Н. Б. Курапов описывал взрыв, пожалуй, скрупулезнее остальных. В нем совместились и бывший военный, и историк, и просто наблюдательный человек:
– После взрыва – страшный гуд. Земля качнулась в одну, потом в другую сторону в считаные доли секунды. Потом почувствовалось сильное давление воздуха. Взрывная волна прошла, и стало секунды на две тяжело дышать – видно, образовалось безвоздушное пространство. Барабанные перепонки сначала давило внутрь, а потом изнутри. Мы с соседом лежали за плетнем, ногами к эпицентру, как нам сказали. В ушах свист, звон со скрежетом. Такое давление было, что, когда барабанные перепонки вставали на место, издавали звон на низких тонах – вроде колокольного. Мы залезли на крышу, хотя и предупреждали нас, что нельзя. Гриб был – ножка черная, а шляпка красная. Как из трубы в морозный день, все перемешалось в ней: клубы дыма, пыли, обломки. Температура была огромная. На расстоянии двух-трех километров от эпицентра все дубы были сожжены. Дальше деревья повалились частью в сторону взрыва (от возвратной волны. – В. М.), частью в противоположную. Артподготовка была такая же, если не больше, как при зимнем наступлении на Варшаву…
Подполковник медицинской службы в отставке Давид Друян на учениях 1954-го был командиром медико-санитарного батальона 270-й стрелковой дивизии.
– Лазарет располагался в палатках на удалении 8–10 километров от эпицентра, – вспоминает он. – Между палатками были вырыты ходы сообщения, щели, укрытия. В момент взрыва я хорошо видел яркую вспышку, а затем большое грибовидное облако, которое поднималось все выше и выше. Ощутил толчок взрывной волны. Мы все наблюдали за грибовидным облаком, опасаясь, что оно нас накроет.
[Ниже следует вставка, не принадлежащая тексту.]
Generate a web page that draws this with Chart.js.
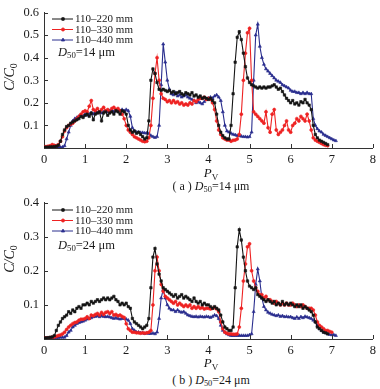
<!DOCTYPE html>
<html>
<head>
<meta charset="utf-8">
<script src="https://cdn.jsdelivr.net/npm/chart.js@4.4.1/dist/chart.umd.min.js"></script>
<style>
  body { margin: 0; background: #fff; }
  #wrap { position: relative; width: 380px; height: 389px; font-family: "Liberation Serif", "Times New Roman", serif; color: #1a1a1a; }
  canvas { position: absolute; left: 0; }
  .txt { position: absolute; white-space: nowrap; line-height: 1; }
  .ylab { font-size: 14px; font-style: italic; transform: translate(-50%, -50%) rotate(-90deg); }
  .xlab { font-size: 13px; transform: translate(-50%, -50%); }
  .cap { font-size: 12px; transform: translate(-50%, -50%); }
  .d50 { font-size: 12.5px; }
  sub { font-size: 70%; vertical-align: -0.25em; font-style: normal; }
  i { font-style: italic; }
</style>
</head>
<body>
<div id="wrap">
  <canvas id="chartA" width="380" height="168" style="top:0"></canvas>
  <canvas id="chartB" width="380" height="169" style="top:190px"></canvas>

  <div class="txt ylab" style="left:11px;top:77px"><i>C</i>/<i>C</i><sub>0</sub></div>
  <div class="txt ylab" style="left:11px;top:259px"><i>C</i>/<i>C</i><sub>0</sub></div>

  <div class="txt d50" style="left:58px;top:46px"><i>D</i><sub>50</sub>=14 μm</div>
  <div class="txt d50" style="left:58px;top:239px"><i>D</i><sub>50</sub>=24 μm</div>

  <div class="txt xlab" style="left:211px;top:174px"><i>P</i><sub>V</sub></div>
  <div class="txt xlab" style="left:211px;top:364px"><i>P</i><sub>V</sub></div>

  <div class="txt cap" style="left:211px;top:187px">( a ) <i>D</i><sub>50</sub>=14 μm</div>
  <div class="txt cap" style="left:211px;top:381px">( b ) <i>D</i><sub>50</sub>=24 μm</div>
</div>

<script>
// ---- Data ----
const pv = [
  0.00,0.05,0.10,0.15,0.20,0.25,0.30,0.35,0.40,0.45,
  0.50,0.55,0.60,0.65,0.70,0.75,0.80,0.85,0.90,0.95,
  1.00,1.05,1.10,1.15,1.20,1.25,1.30,1.35,1.40,1.45,
  1.50,1.55,1.60,1.65,1.70,1.75,1.80,1.85,1.90,1.95,
  2.00,2.05,2.10,2.15,2.20,2.25,2.30,2.35,2.40,2.45,
  2.50,2.55,2.60,2.65,2.70,2.75,2.80,2.85,2.90,2.95,
  3.00,3.05,3.10,3.15,3.20,3.25,3.30,3.35,3.40,3.45,
  3.50,3.55,3.60,3.65,3.70,3.75,3.80,3.85,3.90,3.95,
  4.00,4.05,4.10,4.15,4.20,4.25,4.30,4.35,4.40,4.45,
  4.50,4.55,4.60,4.65,4.70,4.75,4.80,4.85,4.90,4.95,
  5.00,5.05,5.10,5.15,5.20,5.25,5.30,5.35,5.40,5.45,
  5.50,5.55,5.60,5.65,5.70,5.75,5.80,5.85,5.90,5.95,
  6.00,6.05,6.10,6.15,6.20,6.25,6.30,6.35,6.40,6.45,
  6.50,6.55,6.60,6.65,6.70,6.75,6.80,6.85,6.90,6.95,
  7.00,7.05,7.10
];

const seriesNames = ['110–220 mm', '110–330 mm', '110–440 mm'];

// (a) D50 = 14 um
const a220 = [
  0.003,0.004,0.004,0.005,0.005,0.006,0.008,0.012,0.03,0.06,
  0.08,0.095,0.10,0.11,0.115,0.12,0.125,0.13,0.14,0.135,
  0.145,0.15,0.14,0.155,0.125,0.15,0.155,0.16,0.12,0.155,
  0.16,0.145,0.155,0.16,0.15,0.165,0.16,0.15,0.165,0.16,
  0.15,0.10,0.08,0.07,0.075,0.065,0.07,0.06,0.05,0.04,
  0.045,0.12,0.30,0.35,0.33,0.29,0.26,0.255,0.26,0.255,
  0.25,0.255,0.245,0.25,0.24,0.245,0.25,0.24,0.235,0.245,
  0.24,0.235,0.245,0.23,0.235,0.225,0.23,0.22,0.225,0.22,
  0.215,0.22,0.21,0.20,0.15,0.10,0.07,0.055,0.045,0.04,
  0.04,0.10,0.24,0.38,0.49,0.515,0.48,0.42,0.36,0.31,
  0.29,0.28,0.275,0.27,0.265,0.27,0.265,0.27,0.265,0.27,
  0.27,0.275,0.28,0.27,0.26,0.265,0.25,0.235,0.22,0.21,
  0.20,0.21,0.195,0.20,0.19,0.205,0.20,0.215,0.20,0.19,
  0.17,0.10,0.06,0.045,0.035,0.03,0.025,0.02,0.015
];
const a330 = [
  0.005,0.006,0.008,0.01,0.015,0.012,0.01,0.015,0.03,0.05,
  0.075,0.09,0.10,0.105,0.11,0.12,0.13,0.14,0.15,0.16,
  0.165,0.16,0.185,0.21,0.17,0.165,0.175,0.16,0.17,0.18,
  0.165,0.17,0.16,0.175,0.18,0.17,0.175,0.165,0.15,0.13,
  0.10,0.08,0.07,0.06,0.05,0.045,0.04,0.035,0.03,0.028,
  0.03,0.045,0.10,0.22,0.33,0.40,0.30,0.24,0.22,0.215,
  0.205,0.21,0.20,0.21,0.20,0.205,0.195,0.20,0.19,0.195,
  0.19,0.20,0.195,0.21,0.205,0.215,0.22,0.22,0.225,0.215,
  0.22,0.215,0.20,0.17,0.12,0.08,0.06,0.045,0.04,0.035,
  0.035,0.03,0.034,0.035,0.04,0.06,0.15,0.30,0.42,0.51,
  0.53,0.30,0.16,0.15,0.14,0.13,0.12,0.11,0.16,0.09,
  0.07,0.15,0.17,0.08,0.06,0.07,0.08,0.10,0.12,0.08,
  0.07,0.10,0.11,0.13,0.12,0.14,0.13,0.12,0.15,0.12,
  0.08,0.045,0.035,0.03,0.025,0.02,0.015,0.012,0.01
];
const a440 = [
  0.002,0.002,0.002,0.002,0.002,0.002,0.002,0.003,0.003,0.004,
  0.01,0.04,0.07,0.10,0.12,0.13,0.135,0.14,0.145,0.14,
  0.15,0.145,0.15,0.155,0.15,0.16,0.155,0.16,0.155,0.16,
  0.165,0.16,0.165,0.17,0.16,0.165,0.17,0.165,0.17,0.165,
  0.17,0.165,0.14,0.09,0.075,0.07,0.07,0.068,0.068,0.066,
  0.066,0.064,0.055,0.05,0.046,0.05,0.10,0.28,0.46,0.38,
  0.30,0.26,0.24,0.235,0.245,0.23,0.235,0.225,0.23,0.235,
  0.225,0.22,0.215,0.21,0.20,0.205,0.20,0.195,0.205,0.215,
  0.22,0.225,0.22,0.23,0.235,0.225,0.21,0.16,0.10,0.075,
  0.07,0.065,0.06,0.058,0.055,0.055,0.052,0.05,0.05,0.048,
  0.05,0.07,0.30,0.50,0.548,0.45,0.40,0.37,0.35,0.34,
  0.33,0.32,0.31,0.30,0.295,0.29,0.28,0.275,0.27,0.265,
  0.255,0.25,0.25,0.245,0.245,0.24,0.245,0.24,0.245,0.24,
  0.24,0.13,0.10,0.085,0.075,0.07,0.06,0.055,0.05,0.045,
  0.04,0.035,0.032
];

// (b) D50 = 24 um
const b220 = [
  0.003,0.003,0.004,0.005,0.006,0.01,0.025,0.04,0.05,0.06,
  0.065,0.07,0.08,0.075,0.085,0.08,0.09,0.095,0.09,0.10,
  0.10,0.105,0.10,0.11,0.105,0.11,0.115,0.11,0.115,0.12,
  0.115,0.12,0.115,0.12,0.125,0.115,0.11,0.10,0.105,0.10,
  0.105,0.095,0.09,0.06,0.05,0.045,0.04,0.035,0.03,0.035,
  0.04,0.06,0.15,0.24,0.265,0.22,0.19,0.17,0.15,0.145,
  0.14,0.135,0.13,0.125,0.13,0.12,0.125,0.13,0.12,0.125,
  0.12,0.115,0.11,0.12,0.11,0.105,0.11,0.10,0.105,0.10,
  0.10,0.095,0.09,0.095,0.09,0.085,0.07,0.05,0.035,0.03,
  0.025,0.025,0.035,0.15,0.27,0.32,0.29,0.24,0.20,0.17,
  0.155,0.15,0.145,0.15,0.13,0.125,0.12,0.115,0.11,0.115,
  0.11,0.105,0.11,0.10,0.105,0.10,0.11,0.10,0.105,0.10,
  0.105,0.10,0.095,0.10,0.095,0.10,0.09,0.095,0.09,0.085,
  0.08,0.07,0.05,0.035,0.03,0.025,0.02,0.018,0.015
];
const b330 = [
  0.003,0.003,0.003,0.004,0.005,0.006,0.008,0.01,0.012,0.015,
  0.02,0.028,0.035,0.04,0.045,0.048,0.05,0.055,0.058,0.058,
  0.06,0.065,0.06,0.07,0.068,0.072,0.075,0.07,0.078,0.072,
  0.078,0.08,0.075,0.08,0.07,0.072,0.068,0.07,0.066,0.063,
  0.045,0.03,0.025,0.02,0.02,0.018,0.018,0.017,0.018,0.017,
  0.018,0.02,0.025,0.10,0.20,0.24,0.20,0.16,0.14,0.125,
  0.12,0.115,0.11,0.105,0.11,0.10,0.105,0.10,0.095,0.10,
  0.095,0.10,0.09,0.095,0.09,0.095,0.09,0.092,0.088,0.09,
  0.09,0.088,0.09,0.092,0.088,0.08,0.05,0.03,0.02,0.017,
  0.015,0.015,0.014,0.014,0.015,0.035,0.09,0.17,0.22,0.27,
  0.279,0.20,0.17,0.15,0.14,0.13,0.13,0.12,0.125,0.115,
  0.115,0.11,0.105,0.11,0.105,0.10,0.105,0.10,0.105,0.10,
  0.10,0.105,0.10,0.095,0.10,0.095,0.10,0.095,0.09,0.09,
  0.09,0.085,0.07,0.05,0.04,0.035,0.03,0.025,0.025,0.022,
  0.02
];
const b440 = [
  0.003,0.003,0.003,0.003,0.004,0.004,0.004,0.004,0.005,0.005,
  0.005,0.01,0.02,0.025,0.035,0.04,0.045,0.048,0.05,0.052,
  0.055,0.058,0.06,0.062,0.065,0.066,0.068,0.065,0.068,0.066,
  0.065,0.066,0.064,0.062,0.06,0.062,0.06,0.058,0.06,0.06,
  0.058,0.055,0.045,0.03,0.025,0.02,0.02,0.018,0.018,0.016,
  0.017,0.016,0.016,0.017,0.015,0.02,0.06,0.12,0.145,0.12,
  0.10,0.09,0.085,0.085,0.08,0.085,0.08,0.078,0.08,0.075,
  0.07,0.068,0.066,0.065,0.066,0.064,0.066,0.065,0.064,0.066,
  0.065,0.063,0.066,0.07,0.068,0.06,0.04,0.025,0.02,0.015,
  0.012,0.01,0.01,0.01,0.01,0.01,0.01,0.01,0.01,0.01,
  0.012,0.015,0.08,0.16,0.205,0.17,0.12,0.095,0.085,0.078,
  0.075,0.072,0.07,0.068,0.07,0.066,0.068,0.065,0.066,0.064,
  0.065,0.062,0.06,0.064,0.06,0.065,0.062,0.066,0.064,0.062,
  0.06,0.055,0.05,0.04,0.03,0.025,0.02,0.018,0.015,0.013,
  0.012,0.012,0.01
];

const xTicks = [0, 1, 2, 3, 4, 5, 6, 7, 8];

// ---- Styles ----
const INK = '#1a1a1a';
const styles = [
  { color: '#151515', point: 'rect', r: 1.7 },
  { color: '#ee2222', point: 'circle', r: 1.5 },
  { color: '#2a2e8e', point: 'triangle', r: 1.8 },
];
const FONT = '"Liberation Serif", "Times New Roman", serif';

function ds(i, ys) {
  const s = styles[i];
  return {
    label: seriesNames[i],
    data: ys.map((y, k) => ({ x: pv[k], y })),
    borderColor: s.color,
    backgroundColor: s.color,
    borderWidth: 1.1,
    pointStyle: s.point,
    pointRadius: s.r,
    pointBorderWidth: 0.6,
    pointHoverRadius: 0,
    tension: 0,
  };
}

// inward tick marks + in-plot legend
const axisDeco = {
  id: 'axisDeco',
  afterDraw(chart, args, opts) {
    const { ctx, chartArea: a, scales: { x, y } } = chart;
    ctx.save();
    ctx.strokeStyle = '#333';
    ctx.lineWidth = 1;
    ctx.beginPath();
    x.ticks.forEach(t => {
      if (t.value === 0) return;
      const px = Math.round(x.getPixelForValue(t.value)) + 0.5;
      ctx.moveTo(px, a.bottom); ctx.lineTo(px, a.bottom - 4);
    });
    y.ticks.forEach(t => {
      if (t.value === 0) return;
      const py = Math.round(y.getPixelForValue(t.value)) + 0.5;
      ctx.moveTo(a.left, py); ctx.lineTo(a.left + 4, py);
    });
    ctx.stroke();

    // legend
    ctx.font = '11px ' + FONT;
    ctx.textBaseline = 'middle';
    chart.data.datasets.forEach((d, i) => {
      const yy = opts.top + i * opts.gap;
      ctx.strokeStyle = d.borderColor;
      ctx.lineWidth = 1;
      ctx.beginPath();
      ctx.moveTo(opts.left, yy); ctx.lineTo(opts.left + 21, yy);
      ctx.stroke();
      ctx.fillStyle = d.backgroundColor;
      Chart.helpers.drawPoint(ctx, { pointStyle: d.pointStyle, radius: d.pointRadius, rotation: 0, borderWidth: 0.6 }, opts.left + 11, yy);
      ctx.fillStyle = INK;
      ctx.fillText(d.label, opts.left + 23, yy + 0.5);
    });
    ctx.restore();
  }
};

function makeChart(id, sets, ymax, padTop, legendTop) {
  return new Chart(document.getElementById(id), {
    type: 'line',
    data: { datasets: sets },
    plugins: [axisDeco],
    options: {
      responsive: false,
      animation: false,
      devicePixelRatio: 1,
      layout: { padding: { left: 0, right: 7, top: padTop, bottom: 0 } },
      plugins: {
        legend: { display: false },
        tooltip: { enabled: false },
        axisDeco: { left: 52, top: legendTop, gap: 10.5 },
      },
      scales: {
        x: {
          type: 'linear', min: 0, max: 8,
          afterBuildTicks: s => { s.ticks = xTicks.map(v => ({ value: v })); },
          afterFit: s => { s.height = 20; },
          grid: { display: false, drawTicks: false },
          border: { display: true, color: '#333', width: 1 },
          ticks: { padding: 4, color: INK, font: { family: FONT, size: 12.5 }, callback: v => String(v) },
        },
        y: {
          min: 0, max: ymax,
          afterFit: s => { s.width = 44; },
          grid: { display: false, drawTicks: false },
          border: { display: true, color: '#333', width: 1 },
          ticks: { stepSize: 0.1, padding: 5, color: INK, font: { family: FONT, size: 12.5 },
                   callback: v => (Math.abs(v) < 1e-9 ? '' : v.toFixed(1)) },
        },
      },
    },
  });
}

makeChart('chartA', [ds(0, a220), ds(1, a330), ds(2, a440)], 0.6, 7, 19);
makeChart('chartB', [ds(0, b220), ds(1, b330), ds(2, b440)], 0.4, 9, 20);
</script>
</body>
</html>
Погода стояла тихая, солнечная, безветренная, и наши опасения не оправдались. Мы знали, что если облако двинется в нашу сторону, наготове были автомобильные батальоны для вывоза личного состава из угрожаемого района… Ни раненых, ни обожженных, ни травмированных военнослужащих в день учений и последующие дни в наш лазарет и в окружной госпиталь в Тоцких лагерях не поступало.
В. Я. Бенцианов помнит, что после взрыва даже погода резко изменилась:
– До того совершенно голубое, небо покрылось легкими тучами со слегка моросящим из них дождем… Повсюду почти непросветная, не сбиваемая мелким дождем пыль. Послышалась команда «по машинам!», и далее – в наступление, в бой. Колонны войск проходят слева и справа от эпицентра взрыва на расстоянии от 800 метров до пяти километров, через горящий лес. Причем пожар совершенно отличается от обычного не только по мощности пламени, но как бы и по цвету огня, напоминающего желто-белые всполохи. Многие деревья расщеплены и, как противотанковые надолбы, забиты в землю. У деревенской школы снесена крыша, которая горит отдельно от самого, тоже горящего, здания. Деревни Маховка и Ольшанка снесены с лица земли, лишь кое-где стоят обгоревшие печи. Жителей этих деревень заранее отселили в Сорочинск и другие поселки, расположенные вне зоны учений. В Маховке и Ольшанке везде видны машины штаба руководства. Пожарные пытаются тушить остатки домов и все, что горит.
Леонид Петрович Погребной, участник учений, ветеринар, занимавшийся расстановкой подопытных животных (ныне уже покойный), рассказывал, как после взрыва увидел маршала Жукова:
– Только мы поехали к нашим животным, как появляется лимузин и из него выходит Жуков. Постоял, посмотрел: башни танков отброшены, самолеты перевернутые лежат поплавленными крыльями в землю. В общем, картина жуткая. Он покачал головой, сел и уехал…
Подполковник медицинской службы в отставке Д. М. Друян так вспоминает о картине, открывшейся после взрыва:
– Через один-два дня после учений я с группой врачей поехал на санитарной автомашине в эпицентр взрыва. По дороге начиная с 5–6 километров от эпицентра видел молодой лес, придавленный к земле взрывной волной, множество обгоревшей техники, а подъехав к эпицентру, я это место сразу и не узнал. Леса вокруг не стало, весь сгорел. Земля как будто перевернута наизнанку. Впечатление было потрясающим.